Broad Interpretation of the Federal Officer Removal Statute Keeps Case Against Boeing in Federal Court U.S. Court of Appeals for the Third Circuit, November 22, 2016
The plaintiff filed a failure-to-warn product liability suit against, among others, The Boeing Company, after his wife Mary became ill from alleged secondary asbestos exposure. Boeing removed to federal court based upon the federal officer removal statute. The district court remanded, and the appellate court reversed.
The plaintiff alleged Mary suffered take home asbestos exposure through laundering the clothes of her first husband Robert Keck. While working for New Brunswick Plating Co. in the late 1970s, Keck sandblasted the landing gear of World War II planes. Mary testified these planes were C-47 planes, which were made by the Douglas Aircraft Company, a predecessor to Boeing.
Boeing argued that the C-47 was produced for, and under the supervision of, the U.S. military, thus entitling it to the federal defense of government contractor immunity. Boeing also argued this oversight extended to labels and warnings for all parts of the aircraft, and provided affidavits in support. In ruling on the plaintiff’s motion to remand, the district court held that Boeing had a special burden to demonstrate that it was acting under the control of the government, because it was a contractor and not a federal officer. As such Boeing must show that a federal officer directly prohibited Boeing from warning third parties of the risks associated with asbestos, which Boeing failed to do.
On appeal, the appellate court noted that the federal officer removal statute has existed for 200 years; further, the statute itself was a break with tradition because it allowed the defendants to remove to federal court based upon something other than diversity or federal question jurisdiction. Unlike the general removal statute, the federal officer removal statute was to be broadly construed. Four requirements must be met to properly remove a case based upon this statue: (1) the defendant is a “person” within the meaning of the statute; (2) the plaintiff’s claims are based upon the defendant’s conduct “acting under” the United States, its agencies, or its officers; (3) the plaintiff’s claims against defendant are “for, or relating to” an act under color of federal office; and (4) the defendant raises a colorable federal defense to the plaintiff’s claims. The court analyzed each requirement in turn to find that all four were satisfied.

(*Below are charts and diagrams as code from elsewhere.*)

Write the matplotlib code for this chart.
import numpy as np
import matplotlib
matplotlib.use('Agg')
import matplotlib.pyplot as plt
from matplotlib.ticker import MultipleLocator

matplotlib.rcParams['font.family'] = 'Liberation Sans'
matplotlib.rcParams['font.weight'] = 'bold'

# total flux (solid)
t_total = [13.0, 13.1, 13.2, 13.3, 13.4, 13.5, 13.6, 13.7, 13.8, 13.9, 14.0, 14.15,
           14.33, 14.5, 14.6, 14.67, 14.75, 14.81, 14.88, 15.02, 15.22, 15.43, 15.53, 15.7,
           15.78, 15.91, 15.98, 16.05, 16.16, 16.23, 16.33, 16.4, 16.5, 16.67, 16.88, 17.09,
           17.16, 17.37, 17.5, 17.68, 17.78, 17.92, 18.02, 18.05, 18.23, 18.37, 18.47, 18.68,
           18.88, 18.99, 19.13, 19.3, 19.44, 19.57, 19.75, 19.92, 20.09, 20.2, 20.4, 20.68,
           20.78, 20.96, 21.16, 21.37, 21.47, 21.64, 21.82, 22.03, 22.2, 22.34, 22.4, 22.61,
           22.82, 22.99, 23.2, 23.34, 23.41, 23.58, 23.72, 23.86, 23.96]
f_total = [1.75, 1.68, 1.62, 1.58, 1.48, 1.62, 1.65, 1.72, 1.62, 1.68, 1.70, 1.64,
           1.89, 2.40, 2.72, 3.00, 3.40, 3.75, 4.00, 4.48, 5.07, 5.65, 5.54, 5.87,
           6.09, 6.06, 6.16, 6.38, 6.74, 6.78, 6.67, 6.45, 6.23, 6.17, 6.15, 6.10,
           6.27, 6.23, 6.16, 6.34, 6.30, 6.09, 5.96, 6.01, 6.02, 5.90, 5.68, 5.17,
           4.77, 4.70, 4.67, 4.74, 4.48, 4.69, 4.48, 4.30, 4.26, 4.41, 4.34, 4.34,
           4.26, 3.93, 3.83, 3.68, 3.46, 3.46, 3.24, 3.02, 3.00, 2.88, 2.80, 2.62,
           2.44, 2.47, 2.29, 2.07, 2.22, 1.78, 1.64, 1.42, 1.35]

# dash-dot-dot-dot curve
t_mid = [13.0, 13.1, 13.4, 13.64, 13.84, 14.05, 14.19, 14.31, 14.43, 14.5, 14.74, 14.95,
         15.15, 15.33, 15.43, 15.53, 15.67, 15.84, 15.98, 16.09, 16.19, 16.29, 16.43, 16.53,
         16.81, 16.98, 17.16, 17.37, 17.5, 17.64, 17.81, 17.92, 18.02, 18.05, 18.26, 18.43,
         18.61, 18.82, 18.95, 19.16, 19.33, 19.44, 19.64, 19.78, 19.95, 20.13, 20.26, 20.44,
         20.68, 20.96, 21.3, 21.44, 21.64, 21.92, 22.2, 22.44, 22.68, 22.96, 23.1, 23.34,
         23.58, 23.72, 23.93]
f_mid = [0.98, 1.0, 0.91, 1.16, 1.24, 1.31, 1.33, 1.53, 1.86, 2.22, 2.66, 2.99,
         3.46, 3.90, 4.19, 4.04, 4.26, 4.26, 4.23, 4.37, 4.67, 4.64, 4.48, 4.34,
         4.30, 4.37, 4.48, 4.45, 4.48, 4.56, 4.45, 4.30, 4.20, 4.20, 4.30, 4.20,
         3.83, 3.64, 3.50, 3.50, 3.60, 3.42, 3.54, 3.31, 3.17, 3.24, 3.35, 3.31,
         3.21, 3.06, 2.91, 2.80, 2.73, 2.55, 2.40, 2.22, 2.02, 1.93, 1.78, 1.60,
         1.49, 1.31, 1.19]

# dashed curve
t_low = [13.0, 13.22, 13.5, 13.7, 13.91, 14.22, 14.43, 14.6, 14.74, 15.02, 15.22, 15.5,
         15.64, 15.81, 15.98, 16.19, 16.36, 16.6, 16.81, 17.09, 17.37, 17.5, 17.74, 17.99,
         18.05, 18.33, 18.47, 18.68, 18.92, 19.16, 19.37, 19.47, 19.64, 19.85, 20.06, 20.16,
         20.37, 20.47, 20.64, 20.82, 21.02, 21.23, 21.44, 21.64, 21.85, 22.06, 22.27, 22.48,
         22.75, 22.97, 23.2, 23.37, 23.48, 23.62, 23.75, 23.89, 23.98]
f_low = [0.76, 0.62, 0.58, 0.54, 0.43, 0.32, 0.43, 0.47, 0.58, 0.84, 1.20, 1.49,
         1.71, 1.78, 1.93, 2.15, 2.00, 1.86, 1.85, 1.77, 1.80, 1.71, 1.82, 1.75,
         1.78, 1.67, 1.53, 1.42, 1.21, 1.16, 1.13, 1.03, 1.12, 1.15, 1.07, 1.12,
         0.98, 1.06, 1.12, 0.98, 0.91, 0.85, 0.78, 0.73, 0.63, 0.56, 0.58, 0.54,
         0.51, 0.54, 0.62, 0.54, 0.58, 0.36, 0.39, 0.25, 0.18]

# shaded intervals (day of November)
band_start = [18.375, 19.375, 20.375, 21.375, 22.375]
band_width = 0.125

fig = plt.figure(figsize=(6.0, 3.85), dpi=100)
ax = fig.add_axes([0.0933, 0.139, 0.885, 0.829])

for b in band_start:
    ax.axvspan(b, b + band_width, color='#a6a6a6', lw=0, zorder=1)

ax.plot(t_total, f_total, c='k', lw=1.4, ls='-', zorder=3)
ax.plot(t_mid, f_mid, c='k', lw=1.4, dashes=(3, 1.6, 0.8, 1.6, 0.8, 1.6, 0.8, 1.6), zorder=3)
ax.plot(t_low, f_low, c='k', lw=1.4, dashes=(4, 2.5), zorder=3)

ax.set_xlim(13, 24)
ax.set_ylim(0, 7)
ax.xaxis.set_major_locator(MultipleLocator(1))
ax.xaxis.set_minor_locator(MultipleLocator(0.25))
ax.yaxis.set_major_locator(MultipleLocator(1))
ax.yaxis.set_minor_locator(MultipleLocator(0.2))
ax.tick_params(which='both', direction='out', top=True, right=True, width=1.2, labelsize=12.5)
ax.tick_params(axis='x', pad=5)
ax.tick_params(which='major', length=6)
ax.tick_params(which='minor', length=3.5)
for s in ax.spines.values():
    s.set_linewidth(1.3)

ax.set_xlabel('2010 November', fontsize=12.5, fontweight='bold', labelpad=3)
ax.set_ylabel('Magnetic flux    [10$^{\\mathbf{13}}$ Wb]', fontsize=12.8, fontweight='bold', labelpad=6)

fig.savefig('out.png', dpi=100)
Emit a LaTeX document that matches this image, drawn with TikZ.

Regarding the “acting under” requirement, this was to be liberally construed. “Thus, the proposition that contractors bear some additional ‘special burden’ is inconsistent with both precedent and the underlying objectives of the removal statute.” Further, the court has explicitly rejected the notion that defendants only act under a federal officer if the complained-of conduct was done at the specific request of the federal officer. Taking the undisputed facts from the notice of removal as true, Boeing stated sufficient facts to establish a colorable defense.